Winter would be unbearable without it.

Skiing and snowboarding, for many high school students, is a reprieve from the school week and keep away the winter blues. The cold-weather activity brings everyone together -- it becomes a social atmosphere, something that is special to our extended community and a way to survive the Western New York winters.

Skiing and snowboarding can connect everyone.

Carlee Frank, a junior at Springville-Griffith Institute, knows about the bonds that form from skiing. Her adventurous personality, along with persuasion from her friends, led her to learn to ski during last year's winter break from school.

With the help of her friends, she was flying down the hills like a natural in just a few tries.

"I knew I was missing out on something special," she said.

Since then, Carlee has taught her sister to ski.

"It's just a good release from stress and school, where you can go with friends, but see everyone. It's like a big social event," Carlee said.

Brandi Burgard, a junior at Springville-Griffithm, has spent her life dedicated to skiing and teaching the next generation. She spends every weekend and her days off from school at the Holiday Valley Creek Side Lodge.

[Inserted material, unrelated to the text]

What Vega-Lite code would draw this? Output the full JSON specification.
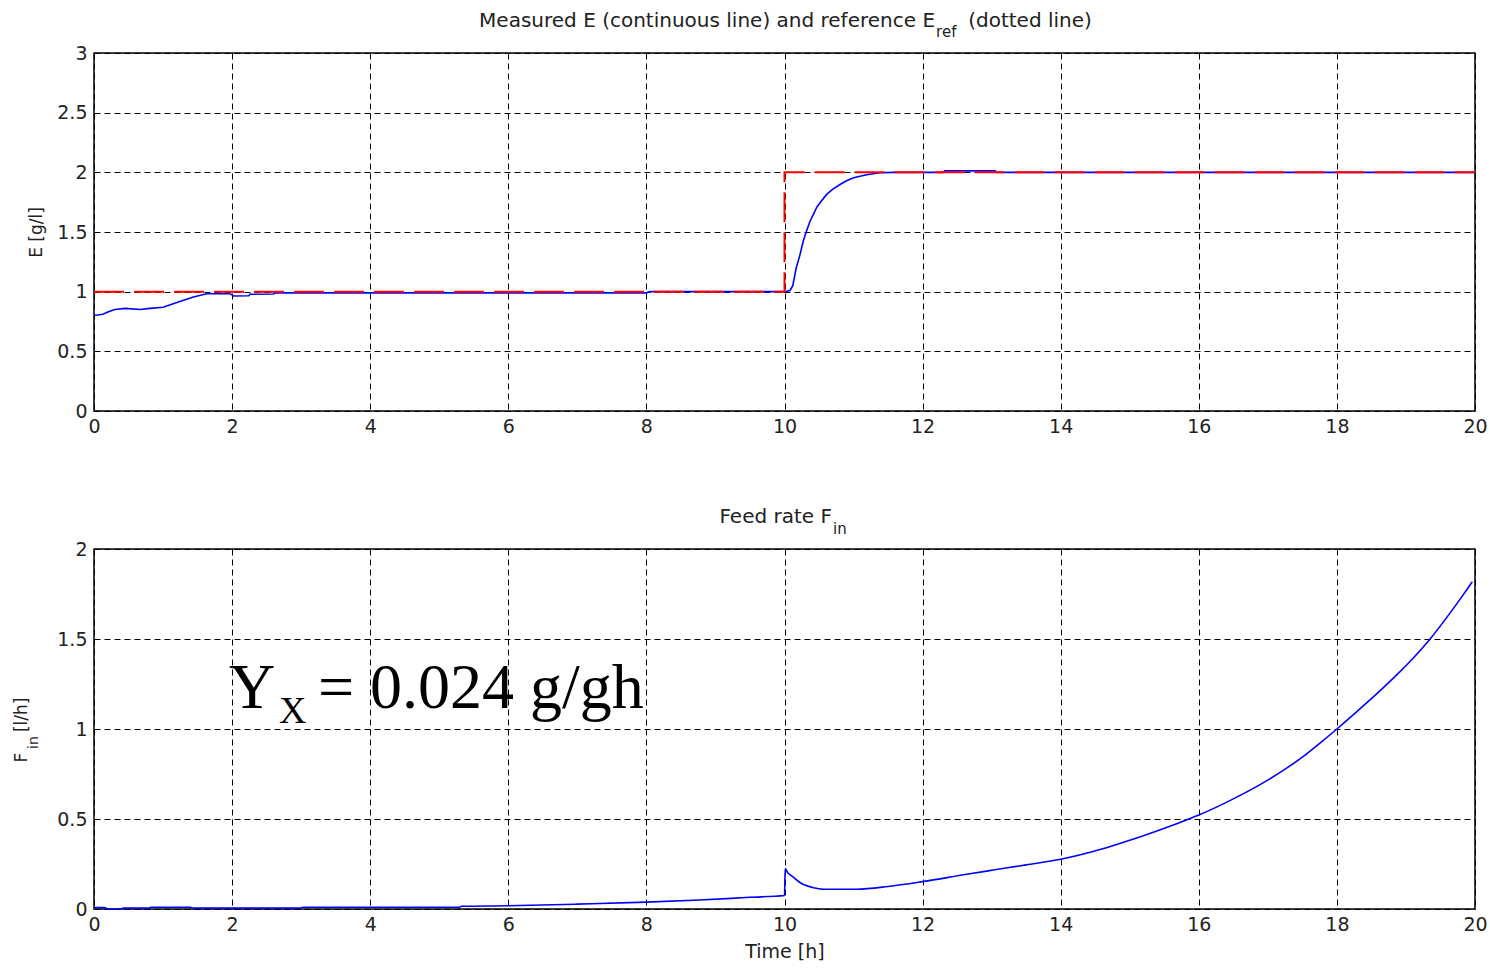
{
  "$schema": "https://vega.github.io/schema/vega-lite/v6.json",
  "padding": {"left": 12, "top": 10, "right": 5, "bottom": 5},
  "background": "white",
  "bounds": "flush",
  "spacing": 138,
  "config": {
    "view": {"stroke": "black", "strokeWidth": 1.5},
    "font": "DejaVu Sans",
    "axis": {
      "domain": false,
      "ticks": false,
      "grid": true,
      "gridColor": "black",
      "gridOpacity": 1,
      "gridDash": [6, 4],
      "gridWidth": 1,
      "labelFont": "DejaVu Sans",
      "labelFontSize": 19,
      "labelColor": "#222222",
      "labelFlush": false,
      "labelOverlap": false,
      "labelBound": false,
      "titleFont": "DejaVu Sans",
      "titleFontSize": 19,
      "titleFontWeight": "normal",
      "titleColor": "#222222"
    },
    "axisX": {"labelPadding": 6, "titlePadding": 8},
    "axisY": {"labelPadding": 7, "titlePadding": 11}
  },
  "resolve": {"scale": {"x": "independent", "y": "independent"}},
  "datasets": {
    "E": [
      {"t": 0, "e": 0.80}, {"t": 0.13, "e": 0.81}, {"t": 0.2, "e": 0.83}, {"t": 0.3, "e": 0.85},
      {"t": 0.45, "e": 0.86}, {"t": 0.67, "e": 0.85}, {"t": 0.81, "e": 0.86}, {"t": 1.0, "e": 0.87},
      {"t": 1.2, "e": 0.91}, {"t": 1.44, "e": 0.955}, {"t": 1.63, "e": 0.983}, {"t": 1.97, "e": 0.983},
      {"t": 2.02, "e": 0.964}, {"t": 2.24, "e": 0.966}, {"t": 2.26, "e": 0.978}, {"t": 2.6, "e": 0.98},
      {"t": 2.62, "e": 0.99}, {"t": 5, "e": 0.99}, {"t": 8, "e": 0.99}, {"t": 8.05, "e": 1.0},
      {"t": 10.0, "e": 1.0}, {"t": 10.08, "e": 1.01}, {"t": 10.12, "e": 1.05}, {"t": 10.17, "e": 1.2},
      {"t": 10.22, "e": 1.3}, {"t": 10.27, "e": 1.42}, {"t": 10.32, "e": 1.51}, {"t": 10.37, "e": 1.59},
      {"t": 10.42, "e": 1.65}, {"t": 10.47, "e": 1.71}, {"t": 10.52, "e": 1.75}, {"t": 10.61, "e": 1.815},
      {"t": 10.7, "e": 1.86}, {"t": 10.81, "e": 1.9}, {"t": 10.9, "e": 1.93}, {"t": 11.0, "e": 1.955},
      {"t": 11.19, "e": 1.98}, {"t": 11.38, "e": 1.997}, {"t": 11.6, "e": 2.0}, {"t": 12.3, "e": 2.0},
      {"t": 12.32, "e": 2.012}, {"t": 13.05, "e": 2.012}, {"t": 13.07, "e": 2.0}, {"t": 20, "e": 2.0}
    ],
    "Eref": [
      {"t": 0, "e": 1}, {"t": 10, "e": 2}, {"t": 20, "e": 2}
    ],
    "F": [
      {"t": 0, "f": 0.008}, {"t": 0.15, "f": 0.008}, {"t": 0.2, "f": 0.0}, {"t": 0.4, "f": 0.0},
      {"t": 0.42, "f": 0.005}, {"t": 0.8, "f": 0.005}, {"t": 0.82, "f": 0.01}, {"t": 1.4, "f": 0.01},
      {"t": 1.42, "f": 0.005}, {"t": 3.0, "f": 0.005}, {"t": 3.02, "f": 0.01}, {"t": 5.3, "f": 0.01},
      {"t": 5.32, "f": 0.015}, {"t": 6, "f": 0.018}, {"t": 7, "f": 0.027}, {"t": 8, "f": 0.038},
      {"t": 8.77, "f": 0.05}, {"t": 9.5, "f": 0.065}, {"t": 10.0, "f": 0.075}, {"t": 10.01, "f": 0.225},
      {"t": 10.05, "f": 0.2}, {"t": 10.1, "f": 0.185}, {"t": 10.23, "f": 0.146}, {"t": 10.42, "f": 0.118},
      {"t": 10.56, "f": 0.11}, {"t": 11.04, "f": 0.11}, {"t": 11.5, "f": 0.125}, {"t": 12, "f": 0.152},
      {"t": 12.64, "f": 0.193}, {"t": 13, "f": 0.215}, {"t": 13.5, "f": 0.245}, {"t": 14, "f": 0.276},
      {"t": 14.57, "f": 0.33}, {"t": 15, "f": 0.382}, {"t": 15.29, "f": 0.42}, {"t": 15.65, "f": 0.47},
      {"t": 16, "f": 0.522}, {"t": 16.5, "f": 0.612}, {"t": 16.98, "f": 0.712}, {"t": 17.2, "f": 0.765},
      {"t": 17.47, "f": 0.835}, {"t": 17.75, "f": 0.92}, {"t": 18, "f": 1.0}, {"t": 18.43, "f": 1.145},
      {"t": 18.65, "f": 1.222}, {"t": 18.87, "f": 1.302}, {"t": 19.1, "f": 1.392}, {"t": 19.35, "f": 1.5},
      {"t": 19.64, "f": 1.645}, {"t": 19.8, "f": 1.73}, {"t": 19.96, "f": 1.818}
    ]
  },
  "vconcat": [
    {
      "width": 1381,
      "height": 358,
      "encoding": {
        "x": {"field": "t", "type": "quantitative",
              "scale": {"domain": [0, 20], "nice": false, "zero": false},
              "axis": {"values": [0, 2, 4, 6, 8, 10, 12, 14, 16, 18, 20], "title": null}},
        "y": {"field": "e", "type": "quantitative",
              "scale": {"domain": [0, 3], "nice": false},
              "axis": {"values": [0, 0.5, 1, 1.5, 2, 2.5, 3], "format": "~g", "title": "E [g/l]", "titleFontSize": 17}}
      },
      "layer": [
        {"data": {"name": "E"}, "mark": {"type": "line", "color": "#0000ff", "strokeWidth": 1.6}},
        {"data": {"name": "Eref"}, "mark": {"type": "line", "color": "#ff0000", "strokeWidth": 2, "strokeDash": [30, 10], "interpolate": "step-after"}},
        {"data": {"values": [{"t": 12.18, "e": 3.218, "label": "Measured E (continuous line) and reference E"}]},
         "mark": {"type": "text", "align": "right", "baseline": "alphabetic", "fontSize": 20, "color": "#222222", "font": "DejaVu Sans"},
         "encoding": {"text": {"field": "label"}}},
        {"data": {"values": [{"t": 12.195, "e": 3.13, "label": "ref"}]},
         "mark": {"type": "text", "align": "left", "baseline": "alphabetic", "fontSize": 15, "color": "#222222", "font": "DejaVu Sans"},
         "encoding": {"text": {"field": "label"}}},
        {"data": {"values": [{"t": 12.66, "e": 3.218, "label": "(dotted line)"}]},
         "mark": {"type": "text", "align": "left", "baseline": "alphabetic", "fontSize": 20, "color": "#222222", "font": "DejaVu Sans"},
         "encoding": {"text": {"field": "label"}}}
      ]
    },
    {
      "width": 1381,
      "height": 360,
      "encoding": {
        "x": {"field": "t", "type": "quantitative",
              "scale": {"domain": [0, 20], "nice": false, "zero": false},
              "axis": {"values": [0, 2, 4, 6, 8, 10, 12, 14, 16, 18, 20], "title": "Time [h]"}},
        "y": {"field": "f", "type": "quantitative",
              "scale": {"domain": [0, 2], "nice": false},
              "axis": {"values": [0, 0.5, 1, 1.5, 2], "format": "~g", "title": null}}
      },
      "layer": [
        {"data": {"name": "F"}, "mark": {"type": "line", "color": "#0000ff", "strokeWidth": 1.6, "interpolate": "monotone"}},
        {"data": {"values": [{"t": 10.688, "f": 2.144, "label": "Feed rate F"}]},
         "mark": {"type": "text", "align": "right", "baseline": "alphabetic", "fontSize": 20, "color": "#222222", "font": "DejaVu Sans"},
         "encoding": {"text": {"field": "label"}}},
        {"data": {"values": [{"t": 10.702, "f": 2.083, "label": "in"}]},
         "mark": {"type": "text", "align": "left", "baseline": "alphabetic", "fontSize": 15, "color": "#222222", "font": "DejaVu Sans"},
         "encoding": {"text": {"field": "label"}}},
        {"data": {"values": [{"t": -0.97, "f": 0.814, "label": "F"}, {"t": -0.97, "f": 0.983, "label": "[l/h]"}]},
         "mark": {"type": "text", "align": "left", "baseline": "alphabetic", "angle": 270, "fontSize": 17, "color": "#222222", "font": "DejaVu Sans"},
         "encoding": {"text": {"field": "label"}}},
        {"data": {"values": [{"t": -0.811, "f": 0.889, "label": "in"}]},
         "mark": {"type": "text", "align": "left", "baseline": "alphabetic", "angle": 270, "fontSize": 14, "color": "#222222", "font": "DejaVu Sans"},
         "encoding": {"text": {"field": "label"}}},
        {"data": {"values": [{"t": 1.955, "f": 1.117, "label": "Y"}, {"t": 3.244, "f": 1.117, "label": "= 0.024 g/gh"}]},
         "mark": {"type": "text", "align": "left", "baseline": "alphabetic", "fontSize": 64, "color": "black", "font": "Liberation Serif"},
         "encoding": {"text": {"field": "label"}}},
        {"data": {"values": [{"t": 2.68, "f": 1.033, "label": "X"}]},
         "mark": {"type": "text", "align": "left", "baseline": "alphabetic", "fontSize": 38, "color": "black", "font": "Liberation Serif"},
         "encoding": {"text": {"field": "label"}}}
      ]
    }
  ]
}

Brandi, who has been skiing since she was 2, enjoys being with friends and family and getting together to have a good time on the ski slopes.

Holiday Valley's Learning Center teaches kids, ages 3 to 12, to ski. Twice a day, Brandi takes the kids out on the hill to learn and improve their skills.

"Children are the future of the skiing industry," she says. "It's important to teach them. They will encourage their parents and teach their children. They will invest in skiing."

For Sierra Bowen, a junior at Springville-Griffith, skiing takes on something different -- a competitive side. Sierra has been ski racing at Kissing Bridge for nine years. Sierra, 16, hits the slopes every week with her team, developing the necessary skills for the highly competitive and fast-paced races. She is one of the oldest members of the team.

Sierra, who has been skiing since she was 2, has developed a passion for skiing. Her race team travels to other resorts across the area for events throughout the season.

"And there is [the state competition] at the end [of the season]," she says. "The big event.

"Ski racing isn't just the activity of skiing," Sierra continues. "It's a sport that I am dedicated to, and the social time combined."

Sierra has made some close friendships through competitive skiing, whether it's from time spent traveling on chairlifts together or to far-away events.

The warmer weather this year has slowed the ski season for many skiers who like to wait for the perfect powder to cover the hills. Brandi and Sierra both agree that although the weather affects the conditions, they don't let it dampen their fun.

"The weather changes the number, variety and quality of the hills," Brandi says.

Sierra adds that her events can get canceled. "But, when it comes down to it," she says, "dedicated skiers don't care what the weather's like -- whether it is rain, snow, 70 degrees, or negative-20, we'll ski in all sorts of weather."

Brandi nods in agreement. "We go out anyway," she says. "To have fun."

The idea for the ski slopes at Kissing Bridge started in 1959 when Harry Loomis (who died in a car accident Jan. 20 at age 83) restored a cabin on some land in Glenwood. He had thought about buying a used tractor and building a rope tow. He contacted his brother-in-law, Robert James, with the idea.

"I was interested," James said. "I was not a skier, but he was. He knew how to make the terrain and together we learned how to make the snow."

Today, James is 88 and still working and researching. From his office window, the original Kissing Bridge sign letters are visible, mounted together, a birthday present from his family.

"Fifty-three years ago we started talking about it. Now it's complete. It provides about 500 jobs in the wintertime -- about 500 people work there part time and there are now eight chairlifts," he said. "It's being developed and improved all the time, each year. And people love to go there."

Rainah Umlauf is a junior at Springville-Griffith Institute.